Better still, turn the pump BY HAND. For Chevy and Pontiac, take an old Points distributor, grind the teeth off the distributor gear. Thread a long machine screw into the top where the rotor used to screw on, and if you wanna be fancy, use a few inches of brake tubing over the threads of the machine screw as a handle. Works on any engine with a SUBMERGED oil pump driven by the distributor. (You may need a drill motor for Buick, Cadillac, Mopar B and RB, etc, where the oil pump is above the level of the oil, and must suck mightily to prime.) Oldsmobile is even easier--use a 5/16 socket to grab the oil pump driveshaft, and spin it with an extension on a ratchet or speeder handle. Ford with the hex driveshaft is probably similar.
But what about priming the valve train?
What about it? Priming the oil system takes less than one minute. The ONLY thing you're trying to accomplish is filling the oil pump, oil filter, and
main oil galleries with oil. The galleries will begin to drain immediately after the priming has stopped.
Some guys make a career out of "priming" the pump, turn the crankshaft, prime some more, turn the crankshaft, prime some more...all in the hope of squirting oil over the fenders from the rocker arms. I've seen posts where guys spend HOURS dicking with the oil pump priming tool. THIS IS CRAZY.
Every moving part in a new engine should be coated in assembly lube.
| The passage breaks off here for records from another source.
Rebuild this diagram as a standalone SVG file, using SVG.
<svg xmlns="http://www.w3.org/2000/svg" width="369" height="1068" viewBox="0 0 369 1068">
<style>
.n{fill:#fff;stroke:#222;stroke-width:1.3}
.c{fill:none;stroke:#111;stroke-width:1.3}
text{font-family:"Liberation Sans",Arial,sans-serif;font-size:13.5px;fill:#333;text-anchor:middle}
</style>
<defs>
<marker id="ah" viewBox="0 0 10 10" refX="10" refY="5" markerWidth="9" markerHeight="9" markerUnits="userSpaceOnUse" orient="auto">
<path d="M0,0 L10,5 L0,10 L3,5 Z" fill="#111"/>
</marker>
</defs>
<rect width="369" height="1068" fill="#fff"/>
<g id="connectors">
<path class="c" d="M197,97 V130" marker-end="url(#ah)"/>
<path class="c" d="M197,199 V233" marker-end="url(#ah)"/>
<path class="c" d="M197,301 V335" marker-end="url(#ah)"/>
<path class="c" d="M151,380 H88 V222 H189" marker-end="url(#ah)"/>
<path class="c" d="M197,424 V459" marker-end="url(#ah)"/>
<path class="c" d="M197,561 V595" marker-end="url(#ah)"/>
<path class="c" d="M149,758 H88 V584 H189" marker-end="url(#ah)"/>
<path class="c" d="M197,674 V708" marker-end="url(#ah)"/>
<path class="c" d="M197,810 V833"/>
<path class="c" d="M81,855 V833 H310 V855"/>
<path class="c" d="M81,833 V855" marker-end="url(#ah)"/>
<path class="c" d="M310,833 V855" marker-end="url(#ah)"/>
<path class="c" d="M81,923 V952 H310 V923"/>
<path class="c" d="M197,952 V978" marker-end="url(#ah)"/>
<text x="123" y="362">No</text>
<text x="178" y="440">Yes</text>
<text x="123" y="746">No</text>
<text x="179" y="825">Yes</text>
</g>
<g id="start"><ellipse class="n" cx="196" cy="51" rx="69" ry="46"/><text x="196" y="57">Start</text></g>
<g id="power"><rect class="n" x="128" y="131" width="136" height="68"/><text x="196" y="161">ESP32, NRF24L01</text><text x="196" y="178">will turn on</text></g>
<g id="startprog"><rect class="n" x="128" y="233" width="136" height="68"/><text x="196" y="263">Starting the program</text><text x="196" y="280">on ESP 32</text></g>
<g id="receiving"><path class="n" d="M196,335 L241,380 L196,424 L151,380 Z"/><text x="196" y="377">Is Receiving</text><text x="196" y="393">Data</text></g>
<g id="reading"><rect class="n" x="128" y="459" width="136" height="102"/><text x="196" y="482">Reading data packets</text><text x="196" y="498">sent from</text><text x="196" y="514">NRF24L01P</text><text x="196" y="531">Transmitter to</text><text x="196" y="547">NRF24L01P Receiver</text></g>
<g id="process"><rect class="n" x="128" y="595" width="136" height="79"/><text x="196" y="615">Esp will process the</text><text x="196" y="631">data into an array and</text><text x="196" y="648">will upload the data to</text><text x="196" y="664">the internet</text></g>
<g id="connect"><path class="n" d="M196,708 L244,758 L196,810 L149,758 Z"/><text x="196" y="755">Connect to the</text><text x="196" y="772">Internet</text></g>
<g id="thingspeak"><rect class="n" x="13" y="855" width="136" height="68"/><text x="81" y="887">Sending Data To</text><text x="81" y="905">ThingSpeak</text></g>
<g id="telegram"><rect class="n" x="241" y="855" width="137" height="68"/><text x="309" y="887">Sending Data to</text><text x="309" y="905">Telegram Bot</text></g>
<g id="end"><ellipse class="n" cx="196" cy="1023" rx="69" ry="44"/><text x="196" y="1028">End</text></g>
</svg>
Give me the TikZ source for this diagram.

"Priming" doesn't lubricate anything--it just displaces air. And hydraulic lifters are notorious for needing to be bumped by the camshaft before they'll properly fill and pass oil up the pushrods.
"Over-priming" to get oil at the rockers is another reason drills burn up.
Priming is DONE when you see oil pressure on the gauge. Shove in the distributor, and fire that mother up.
With a submerged oil pump, "priming" the oil system is MOSTLY just a "feel-good" deal. It really doesn't do anything useful, because even without priming, the oil system will fill within five seconds of the engine starting and running. In the meantime, all the parts are sliding on the assembly lube, no harm done.